Now printing the first 5 rows we can see that each review has a column on star rating as well as the sentiment scores: positive, negative and neutral.
Unnamed: | Reviewer Name | Star Rating |
---|---|---|
0 | ak01 | 4 |
1 | KC5 | 5 |
2 | Joey | 2 |
3 | PE | 5 |
4 | Johnny | 5 |
Review | Review Dates |
---|---|
I cannot comment on the value of this mouse as… | December 7, 2022 |
Use for regular computer work and CAD. Works a… | December 6, 2022 |
This mouse is great from every perspective, bu… | December 5, 2022 |
This fully featured mouse is a real pleasure t… | December 5, 2022 |
I went from a 60g mouse to this thing and the… | December 4, 2022 |
Positive | Negative | Neutral |
---|---|---|
0.149 | 0.083 | 0.768 |
0.372 | 0.076 | 0.552 |
0.121 | 0.218 | 0.660 |
0.358 | 0.000 | 0.642 |
0.196 | 0.000 | 0.804 |
The difference between customer sentiments and star reviews are illustrated in the bar charts below. The one titled “Sentiment Analyzer” shows the reviews’ sentiment score while the one titled “Customer Ratings” shows the star ratings.
In the first bar chart, most customer reviews’ sentiment scores as graded neutral, while from the same customers rated the mouse positive (4-5 stars).
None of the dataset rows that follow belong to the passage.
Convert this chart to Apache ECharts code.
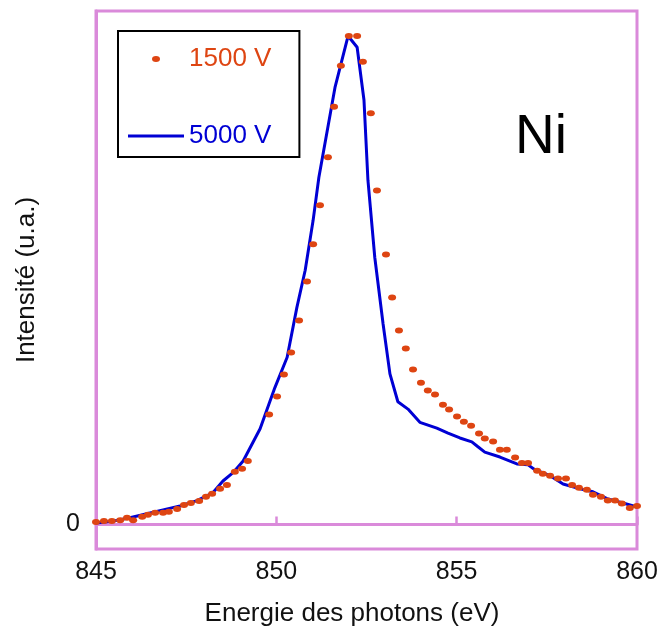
<!DOCTYPE html>
<html>
<head>
<meta charset="utf-8">
<script src="https://cdn.jsdelivr.net/npm/echarts@6/dist/echarts.min.js"></script>
<style>
  html, body { margin: 0; padding: 0; background: #ffffff; }
  #chart { width: 657px; height: 630px; }
</style>
</head>
<body>
<div id="chart"></div>
<script>
// Ni spectrum, two accelerating voltages (normalised intensity, arbitrary units)
const seriesNames = ['1500 V', '5000 V'];

const energy1500 = [
  845.00, 845.22, 845.44, 845.67, 845.86, 846.03, 846.28, 846.44, 846.64, 846.86,
  847.02, 847.25, 847.44, 847.63, 847.86, 848.05, 848.22, 848.44, 848.63, 848.85,
  849.05, 849.21, 849.80, 850.02, 850.21, 850.41, 850.63, 850.85, 851.02, 851.21,
  851.43, 851.60, 851.79, 852.01, 852.24, 852.40, 852.62, 852.79, 853.04, 853.21,
  853.40, 853.59, 853.79, 854.01, 854.20, 854.40, 854.62, 854.79, 855.01, 855.20,
  855.40, 855.62, 855.78, 856.01, 856.20, 856.39, 856.62, 856.81, 856.98, 857.23,
  857.39, 857.59, 857.81, 858.03, 858.20, 858.39, 858.61, 858.78, 859.00, 859.19,
  859.39, 859.58, 859.80, 860.00
];
const intensity1500 = [
  0.005, 0.007, 0.007, 0.009, 0.014, 0.009, 0.016, 0.020, 0.024, 0.024,
  0.026, 0.032, 0.040, 0.044, 0.048, 0.057, 0.063, 0.073, 0.081, 0.108,
  0.114, 0.130, 0.225, 0.262, 0.307, 0.352, 0.417, 0.497, 0.573, 0.653,
  0.751, 0.854, 0.938, 0.999, 0.999, 0.946, 0.841, 0.683, 0.552, 0.464,
  0.397, 0.360, 0.317, 0.290, 0.274, 0.266, 0.245, 0.235, 0.221, 0.210,
  0.202, 0.186, 0.176, 0.170, 0.153, 0.153, 0.137, 0.126, 0.126, 0.110,
  0.104, 0.100, 0.094, 0.094, 0.081, 0.075, 0.071, 0.061, 0.057, 0.049,
  0.049, 0.043, 0.034, 0.038
];

const energy5000 = [
  845.00, 845.47, 845.94, 846.41, 846.86, 847.33, 847.80, 848.24, 848.52, 848.80,
  849.08, 849.55, 849.96, 850.30, 850.57, 850.80, 851.02, 851.18, 851.63, 851.99,
  852.24, 852.43, 852.54, 852.73, 852.96, 853.15, 853.37, 853.65, 853.98, 854.45,
  854.76, 855.09, 855.42, 855.59, 855.78, 856.20, 856.67, 856.98, 857.17, 857.59,
  857.95, 858.42, 858.78, 859.17, 859.61, 860.00
];
const intensity5000 = [
  0.003, 0.007, 0.014, 0.022, 0.030, 0.038, 0.049, 0.065, 0.089, 0.106,
  0.130, 0.196, 0.280, 0.342, 0.444, 0.520, 0.622, 0.710, 0.895, 0.999,
  0.976, 0.868, 0.704, 0.546, 0.410, 0.308, 0.251, 0.236, 0.209, 0.197,
  0.187, 0.177, 0.169, 0.159, 0.148, 0.138, 0.124, 0.122, 0.112, 0.100,
  0.083, 0.073, 0.067, 0.053, 0.044, 0.036
];

const xTicks = [845, 850, 855, 860];
const yTicks = [0];

const FRAME = '#DA8ADA';
const ORANGE = '#DE4512';
const BLUE = '#0000D4';
const FONT = '"Liberation Sans", Arial, sans-serif';

const pairs = (xs, ys) => xs.map((x, i) => [x, ys[i]]);

const dotPath = 'path://M0,3A4,3,0,1,1,8,3A4,3,0,1,1,0,3Z';
const linePath = 'path://M0,0H54V3H0Z';

const chart = echarts.init(document.getElementById('chart'), null, { renderer: 'canvas' });

chart.setOption({
  backgroundColor: '#ffffff',
  animation: false,
  textStyle: { fontFamily: FONT },
  grid: {
    left: 96, right: 20, top: 11, bottom: 81,
    outerBoundsMode: 'none',
    containLabel: false,
    show: true, borderColor: FRAME, borderWidth: 3, backgroundColor: 'transparent'
  },
  legend: {
    orient: 'vertical',
    left: 118, top: 31,
    padding: [15, 28, 8, 10],
    itemGap: 51,
    itemWidth: 56, itemHeight: 6,
    borderColor: '#000000', borderWidth: 2, borderRadius: 0,
    backgroundColor: '#ffffff',
    selectedMode: false,
    textStyle: { fontSize: 26, fontFamily: FONT, lineHeight: 26 },
    data: [
      { name: seriesNames[0], icon: dotPath, textStyle: { color: ORANGE } },
      { name: seriesNames[1], icon: linePath, textStyle: { color: BLUE } }
    ]
  },
  xAxis: {
    type: 'value',
    min: 845, max: 860, interval: 5,
    name: 'Energie des photons (eV)',
    nameLocation: 'middle',
    nameGap: 52,
    nameTextStyle: { fontSize: 26, color: '#111111', fontFamily: FONT, padding: [0, 29, 0, 0] },
    axisLine: { show: true, lineStyle: { color: FRAME, width: 3 } },
    axisTick: { show: true, inside: true, length: 8, lineStyle: { color: FRAME, width: 2.5 }, customValues: xTicks },
    axisLabel: { fontSize: 25, color: '#111111', margin: 11, customValues: xTicks },
    splitLine: { show: false }
  },
  yAxis: {
    type: 'value',
    min: -0.05, max: 1.05,
    name: 'Intensité (u.a.)',
    nameLocation: 'middle',
    nameGap: 56,
    nameTextStyle: { fontSize: 26, color: '#111111', fontFamily: FONT },
    axisLine: { show: true, lineStyle: { color: FRAME, width: 3 } },
    axisTick: { show: true, inside: true, length: 12, lineStyle: { color: FRAME, width: 2.5 }, customValues: yTicks },
    axisLabel: { fontSize: 25, color: '#111111', margin: 16, customValues: yTicks },
    splitLine: { show: false }
  },
  graphic: [
    {
      type: 'text',
      left: 515, top: 110,
      style: { text: 'Ni', fontSize: 55, fill: '#000000', fontFamily: FONT }
    }
  ],
  series: [
    {
      name: seriesNames[1],
      type: 'line',
      data: pairs(energy5000, intensity5000),
      symbol: 'none',
      smooth: false,
      lineStyle: { color: BLUE, width: 3 },
      itemStyle: { color: BLUE },
      z: 2
    },
    {
      name: seriesNames[0],
      type: 'scatter',
      data: pairs(energy1500, intensity1500),
      symbol: dotPath,
      symbolSize: [8, 6],
      itemStyle: { color: ORANGE, opacity: 1 },
      z: 3
    }
  ]
});
</script>
</body>
</html>
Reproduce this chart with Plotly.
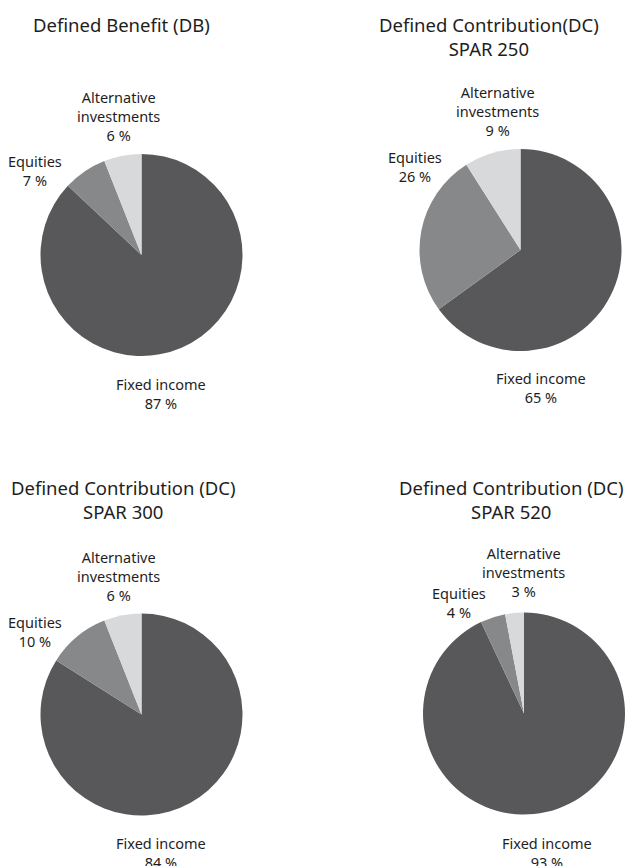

The discrepancy between the review texts sentiment and the star ratings suggest that many of the positive reviews could be neutral and the star ratings very likely does not reflect the true customer opinion.
Using data.describe() function allows us to look at the statistical properties of the 2 distributions - ratings and sentiment scores.
Unnamed: 0 | Star Rating | Positive | Negative | Neutral | |
---|---|---|---|---|---|
count | 2554.000000 | 2554.000000 | 2554.000000 | 2554.000000 | 2554.000000 |
mean | 1279.005873 | 4.048160 | 0.212965 | 0.043112 | 0.743931 |
std | 738.631841 | 1.428965 | 0.181152 | 0.064534 | 0.169663 |
min | 0.000000 | 1.000000 | 0.000000 | 0.000000 | 0.000000 |
25% | 640.250000 | 3.000000 | 0.091000 | 0.000000 | 0.674000 |
50% | 1279.500000 | 5.000000 | 0.167000 | 0.015500 | 0.777000 |
75% | 1917.750000 | 5.000000 | 0.287000 | 0.067000 | 0.851000 |
max | 2558.000000 | 5.000000 | 1.000000 | 0.650000 | 1.000000 |
Through comparing statistical properties of the two distributions using data.describe() function, we created two boxplots to summarize the statistical characteristics of both the sentiment scores of reviews and the customer ratings. This give Amazon buyers more information on the possible bias of star ratings which most buyers use as a reference of the quality of the product.
This is the boxplot for sentiment scores:
This is the boxplot for star ratings:
The mean of the sentiment score distribution is roughly 0.75 while the star ratings distribution’s 5.0 (5/5). This suggests that the overall satisfaction is still high, just not as high as the star ratings distribution shown on the Amazon product page.
Another feature is the interquartile range (IQR) of the sentiment distribution is smaller than the ratings distribution, this suggests that the sentiment scores of the customers – the proxy for quality and satisfaction of the product – is very consistent. And as the IQR lies on the top part of the plot, it suggest the product satisfaction rate is consistently good.